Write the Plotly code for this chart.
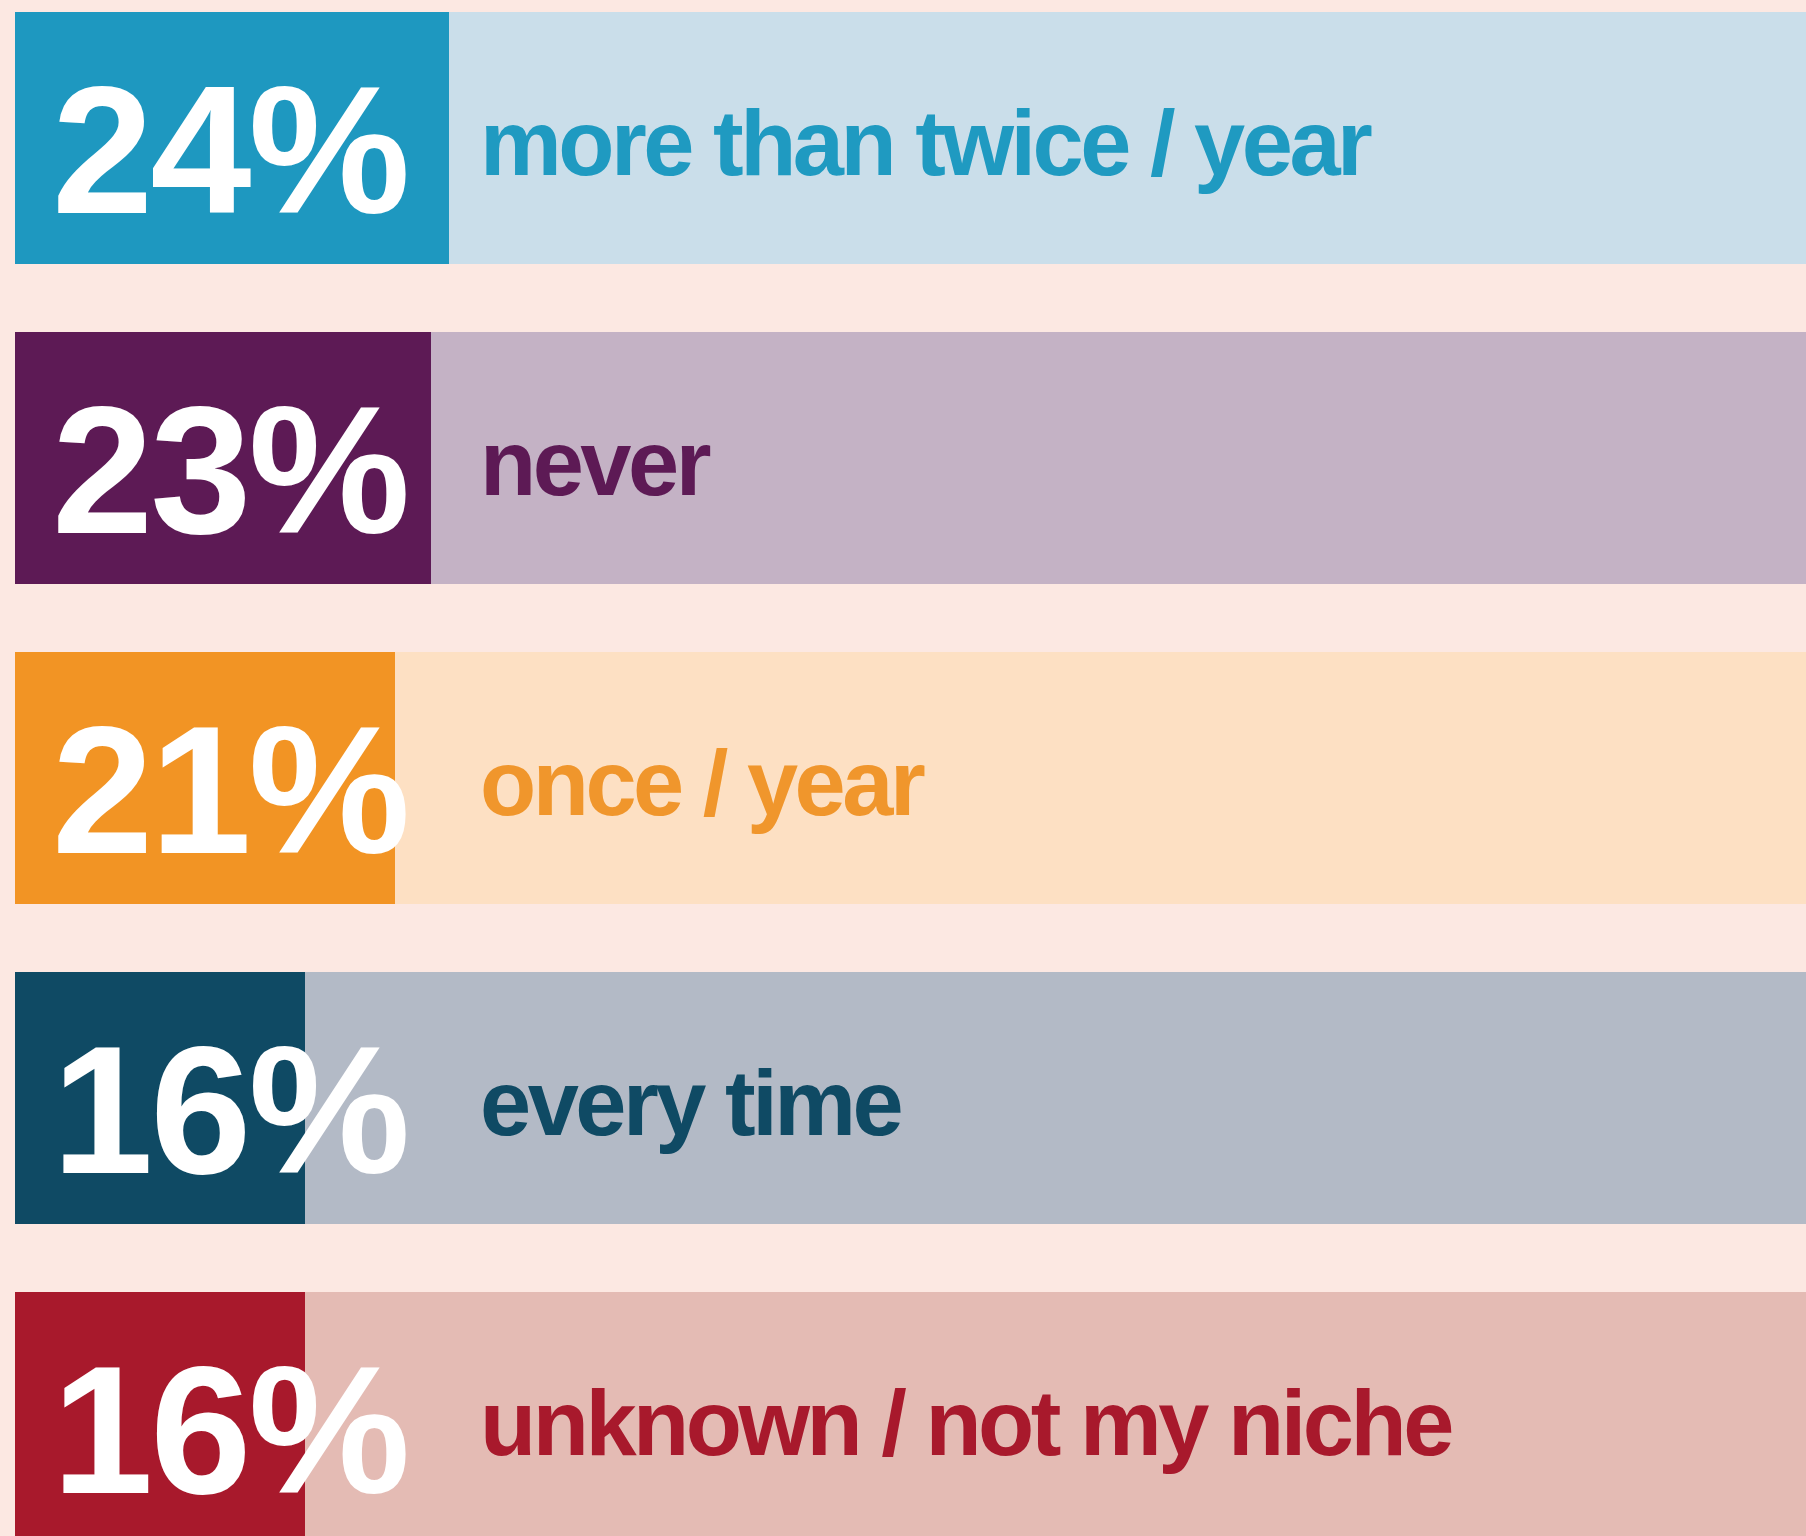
import plotly.graph_objects as go

# How often respondents do it
labels = ["more than twice / year", "never", "once / year", "every time", "unknown / not my niche"]
values = [24, 23, 21, 16, 16]
track_total = 100

dark_colors = ["#1e98c0", "#5d1a55", "#f29424", "#0f4a64", "#a8192c"]
light_colors = ["#cadeea", "#c4b2c5", "#fde0c3", "#b3bac6", "#e4bbb4"]
label_colors = ["#1f9ac1", "#5d1a55", "#f0962c", "#0f4a64", "#a8192c"]

BG = "#fce8e2"
W, H = 1806, 1536
PX_PER_UNIT = 18.1
LEFT_PAD = 15
ROW_PITCH = 320
FIRST_ROW_CENTER = 138
FONT = "Liberation Sans, Arial, sans-serif"

fig = go.Figure()

# full-width pale track behind each bar
fig.add_trace(go.Bar(
    y=labels, x=[track_total] * len(labels), orientation="h",
    marker=dict(color=light_colors, line=dict(width=0)),
    width=0.79, hoverinfo="skip", showlegend=False,
))

# solid bar for the share
fig.add_trace(go.Bar(
    y=labels, x=values, orientation="h",
    marker=dict(color=dark_colors, line=dict(width=0)),
    width=0.79, showlegend=False,
))


def tight(s, spacing):
    return f'<span style="letter-spacing:{spacing}px">{s}</span>'


for lab, v, col in zip(labels, values, label_colors):
    fig.add_annotation(
        x=0, y=lab, xref="x", yref="y",
        text=tight(f"{v}%", -3), showarrow=False,
        xanchor="left", yanchor="middle", xshift=35, yshift=-12,
        font=dict(family=FONT, size=182, color="white", weight="bold"),
    )
    fig.add_annotation(
        x=0, y=lab, xref="x", yref="y",
        text=tight(lab, -3.5), showarrow=False,
        xanchor="left", yanchor="middle", xshift=463, yshift=-5,
        font=dict(family=FONT, size=92, color=col, weight="bold"),
    )

x_lo = -LEFT_PAD / PX_PER_UNIT
x_hi = (W - LEFT_PAD) / PX_PER_UNIT
y_top = -FIRST_ROW_CENTER / ROW_PITCH
y_bottom = (H - FIRST_ROW_CENTER) / ROW_PITCH

fig.update_layout(
    width=W, height=H,
    margin=dict(l=0, r=0, t=0, b=0),
    paper_bgcolor=BG, plot_bgcolor=BG,
    barmode="overlay", bargap=0,
    xaxis=dict(range=[x_lo, x_hi], visible=False, fixedrange=True),
    yaxis=dict(range=[y_bottom, y_top], visible=False, fixedrange=True,
               categoryorder="array", categoryarray=labels),
)

fig.write_html("out.html", config={"displayModeBar": False})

SHORT PROBLEM: Copy the whole listing above word for word but do not carry over the pictures.

ANSWER TO THE TASK:
Write the Plotly code for this chart.
import plotly.graph_objects as go

# How often respondents do it
labels = ["more than twice / year", "never", "once / year", "every time", "unknown / not my niche"]
values = [24, 23, 21, 16, 16]
track_total = 100

dark_colors = ["#1e98c0", "#5d1a55", "#f29424", "#0f4a64", "#a8192c"]
light_colors = ["#cadeea", "#c4b2c5", "#fde0c3", "#b3bac6", "#e4bbb4"]
label_colors = ["#1f9ac1", "#5d1a55", "#f0962c", "#0f4a64", "#a8192c"]

BG = "#fce8e2"
W, H = 1806, 1536
PX_PER_UNIT = 18.1
LEFT_PAD = 15
ROW_PITCH = 320
FIRST_ROW_CENTER = 138
FONT = "Liberation Sans, Arial, sans-serif"

fig = go.Figure()

# full-width pale track behind each bar
fig.add_trace(go.Bar(
    y=labels, x=[track_total] * len(labels), orientation="h",
    marker=dict(color=light_colors, line=dict(width=0)),
    width=0.79, hoverinfo="skip", showlegend=False,
))

# solid bar for the share
fig.add_trace(go.Bar(
    y=labels, x=values, orientation="h",
    marker=dict(color=dark_colors, line=dict(width=0)),
    width=0.79, showlegend=False,
))


def tight(s, spacing):
    return f'<span style="letter-spacing:{spacing}px">{s}</span>'


for lab, v, col in zip(labels, values, label_colors):
    fig.add_annotation(
        x=0, y=lab, xref="x", yref="y",
        text=tight(f"{v}%", -3), showarrow=False,
        xanchor="left", yanchor="middle", xshift=35, yshift=-12,
        font=dict(family=FONT, size=182, color="white", weight="bold"),
    )
    fig.add_annotation(
        x=0, y=lab, xref="x", yref="y",
        text=tight(lab, -3.5), showarrow=False,
        xanchor="left", yanchor="middle", xshift=463, yshift=-5,
        font=dict(family=FONT, size=92, color=col, weight="bold"),
    )

x_lo = -LEFT_PAD / PX_PER_UNIT
x_hi = (W - LEFT_PAD) / PX_PER_UNIT
y_top = -FIRST_ROW_CENTER / ROW_PITCH
y_bottom = (H - FIRST_ROW_CENTER) / ROW_PITCH

fig.update_layout(
    width=W, height=H,
    margin=dict(l=0, r=0, t=0, b=0),
    paper_bgcolor=BG, plot_bgcolor=BG,
    barmode="overlay", bargap=0,
    xaxis=dict(range=[x_lo, x_hi], visible=False, fixedrange=True),
    yaxis=dict(range=[y_bottom, y_top], visible=False, fixedrange=True,
               categoryorder="array", categoryarray=labels),
)

fig.write_html("out.html", config={"displayModeBar": False})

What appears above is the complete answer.